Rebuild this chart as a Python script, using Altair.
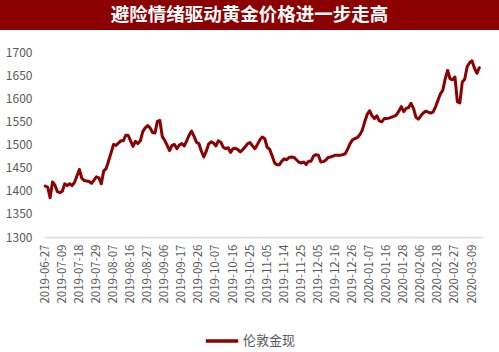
import json
import altair as alt
import pandas as pd

title_text = "避险情绪驱动黄金价格进一步走高"
series_name = "伦敦金现"

tick_labels = [
    "2019-06-27", "2019-07-09", "2019-07-18", "2019-07-29", "2019-08-07",
    "2019-08-16", "2019-08-27", "2019-09-06", "2019-09-17", "2019-09-26",
    "2019-10-07", "2019-10-16", "2019-10-25", "2019-11-05", "2019-11-14",
    "2019-11-25", "2019-12-05", "2019-12-16", "2019-12-26", "2020-01-07",
    "2020-01-16", "2020-01-28", "2020-02-06", "2020-02-18", "2020-02-27",
    "2020-03-09",
]
label_step = 7

prices = [
    1410, 1408, 1385, 1419, 1412, 1398, 1396, 1399, 1415, 1411,
    1415, 1411, 1418, 1432, 1446, 1427, 1422, 1421, 1420, 1416,
    1423, 1430, 1428, 1415, 1443, 1448, 1465, 1482, 1500, 1498,
    1503, 1508, 1508, 1520, 1520, 1508, 1496, 1507, 1502, 1508,
    1528, 1536, 1541, 1536, 1526, 1525, 1550, 1552, 1517, 1509,
    1498, 1487, 1498, 1500, 1491, 1499, 1502, 1497, 1508, 1520,
    1529, 1518, 1505, 1502, 1486, 1473, 1485, 1501, 1506, 1503,
    1497, 1508, 1505, 1494, 1491, 1493, 1483, 1491, 1492, 1489,
    1484, 1489, 1495, 1502, 1504, 1497, 1491, 1500, 1510, 1516,
    1513, 1494, 1490, 1476, 1461, 1456, 1456, 1464, 1469, 1467,
    1472, 1473, 1472, 1467, 1462, 1460, 1462, 1457, 1464, 1464,
    1475, 1478, 1477, 1462, 1463, 1466, 1472, 1473, 1475, 1477,
    1477, 1477, 1478, 1480, 1490, 1502, 1510, 1513, 1515, 1521,
    1531, 1549, 1565, 1573, 1562, 1556, 1562, 1551, 1549, 1556,
    1556, 1557, 1559, 1561, 1564, 1572, 1582, 1571, 1578, 1580,
    1589, 1578, 1559, 1555, 1562, 1568, 1572, 1570, 1568, 1570,
    1581, 1595, 1609, 1617, 1642, 1660, 1642, 1640, 1646, 1592,
    1590, 1635, 1641, 1668, 1677, 1681, 1665, 1654, 1666,
]
n_categories = 180

y_ticks = [1300, 1350, 1400, 1450, 1500, 1550, 1600, 1650, 1700]

RED = "#8B0000"
GRAY = "#595959"
FONT = "Noto Sans CJK SC"

df = pd.DataFrame({
    "day": list(range(len(prices))),
    "price": prices,
    "series": [series_name] * len(prices),
})

label_expr = json.dumps(tick_labels) + f"[round(datum.value / {label_step})]"
tick_values = [i * label_step for i in range(len(tick_labels))]

line = alt.Chart(df).mark_line(strokeWidth=3, strokeJoin="round", strokeCap="round").encode(
    x=alt.X(
        "day:Q",
        scale=alt.Scale(domain=[-0.5, n_categories - 0.5], nice=False, zero=False),
        axis=alt.Axis(
            values=tick_values,
            labelExpr=label_expr,
            labelAngle=270,
            labelFontSize=11.5,
            labelColor=GRAY,
            labelFont=FONT,
            labelPadding=7,
            ticks=False,
            grid=False,
            domainColor="#D9D9D9",
            domainWidth=1.5,
            title=None,
            labelOverlap=False,
        ),
    ),
    y=alt.Y(
        "price:Q",
        scale=alt.Scale(domain=[1300, 1700], nice=False, zero=False),
        axis=alt.Axis(
            values=y_ticks,
            format="d",
            labelFontSize=12,
            labelColor=GRAY,
            labelFont=FONT,
            labelPadding=12,
            ticks=False,
            grid=False,
            domain=False,
            title=None,
        ),
    ),
    color=alt.Color(
        "series:N",
        scale=alt.Scale(domain=[series_name], range=[RED]),
        legend=alt.Legend(
            title=None,
            orient="none",
            legendX=160,
            legendY=271,
            symbolType="stroke",
            symbolStrokeWidth=3.5,
            symbolSize=1050,
            labelFontSize=13,
            labelColor=GRAY,
            labelFont=FONT,
            labelOffset=3,
        ),
    ),
)

banner = alt.Chart(alt.Data(values=[{}])).mark_rect(color=RED).encode(
    x=alt.value(-44), x2=alt.value(455), y=alt.value(-52), y2=alt.value(-22)
)

chart = alt.layer(banner, line).properties(
    width=439,
    height=185,
    autosize=alt.AutoSizeParams(type="none"),
    padding={"left": 44, "top": 52, "right": 16, "bottom": 115},
    title=alt.Title(
        text=title_text,
        color="white",
        fontSize=18.5,
        fontWeight="bold",
        font=FONT,
        anchor="middle",
        frame="group",
        dx=-14,
        baseline="middle",
        offset=-33,
    ),
).configure_view(stroke=None)

chart.save("out.html", embed_options={"renderer": "svg", "actions": False})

*-*-*

**The problem:** Starting at the top of the listing above, reproduce each line up to and including the one with "label_step = 7"; omit the pictures.

**Solution to this problem:**
Rebuild this chart as a Python script, using Altair.
import json
import altair as alt
import pandas as pd

title_text = "避险情绪驱动黄金价格进一步走高"
series_name = "伦敦金现"

tick_labels = [
    "2019-06-27", "2019-07-09", "2019-07-18", "2019-07-29", "2019-08-07",
    "2019-08-16", "2019-08-27", "2019-09-06", "2019-09-17", "2019-09-26",
    "2019-10-07", "2019-10-16", "2019-10-25", "2019-11-05", "2019-11-14",
    "2019-11-25", "2019-12-05", "2019-12-16", "2019-12-26", "2020-01-07",
    "2020-01-16", "2020-01-28", "2020-02-06", "2020-02-18", "2020-02-27",
    "2020-03-09",
]
label_step = 7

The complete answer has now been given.